We’re fans of both elementary OS and Xfce, so when Enso OS popped up on our radar our curiosity was duly piqued. Also makes use of Gala, elementary OS’s window manager that together with the Plank dock (also used in elementary) gives the Xfce desktop a polished, modern look.
Indeed, at first glance, it’s barely recognizable. Enso doesn’t use the rest of elementary’s Pantheon desktop, so it doesn’t immediately resemble that either, beyond having a similar air of svelte about it. When you boot the live environment a friendly screen (pictured, right) welcomes you to this Singing Sunflower release. If you click through to the menu you can change user details (which isn’t really relevant for the live environment), access settings, launch the software manager, and visit the online documentation and Gitter chat room.
The Plank dock is aligned to the bottom-left which (since there aren’t many shortcuts or running programs) might upset some people’s sense of symmetry. But on the plus side, this affords you an unobstructed view of the bottom-right part of the desktop wallpaper, which by default is a rather fetching blossom against a peachy sky.
The start-up and shut-down screens use a similarly pleasing palette.

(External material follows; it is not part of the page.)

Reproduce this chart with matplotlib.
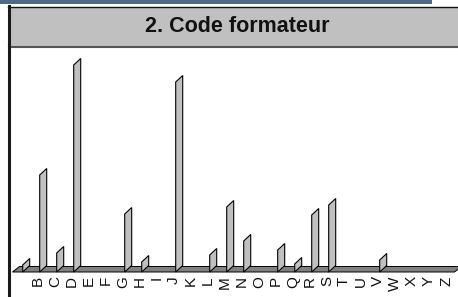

Icons in the dock use the bold Paper theme, and striking, filled circle window decorations (styled with a fork of the Arc theme that helpfully reveals the close, minimise, and maximize functions when you hover) adorn the left-hand side of each window. The busy cursor is some sort of spinning beachball. It’s a little like a certain fruity OS, we’ll admit. There are some neat fade effects too, but they don’t seem to be overly taxing on system resources.
Born out of enthusiasm
Enso uses the stock Xubuntu installer, so we don’t envisage any problems installing alongside other distros. A pulsating color gradient entertains you for the five minutes it takes to complete the installation. Enso seems for now to be a one-person distro, so we wouldn’t necessarily recommend it for beginners and certainly not production machines. But stalwart developer Nick Wilkins has been nurturing the project for three years now, and there are no indications this enthusiasm will fade.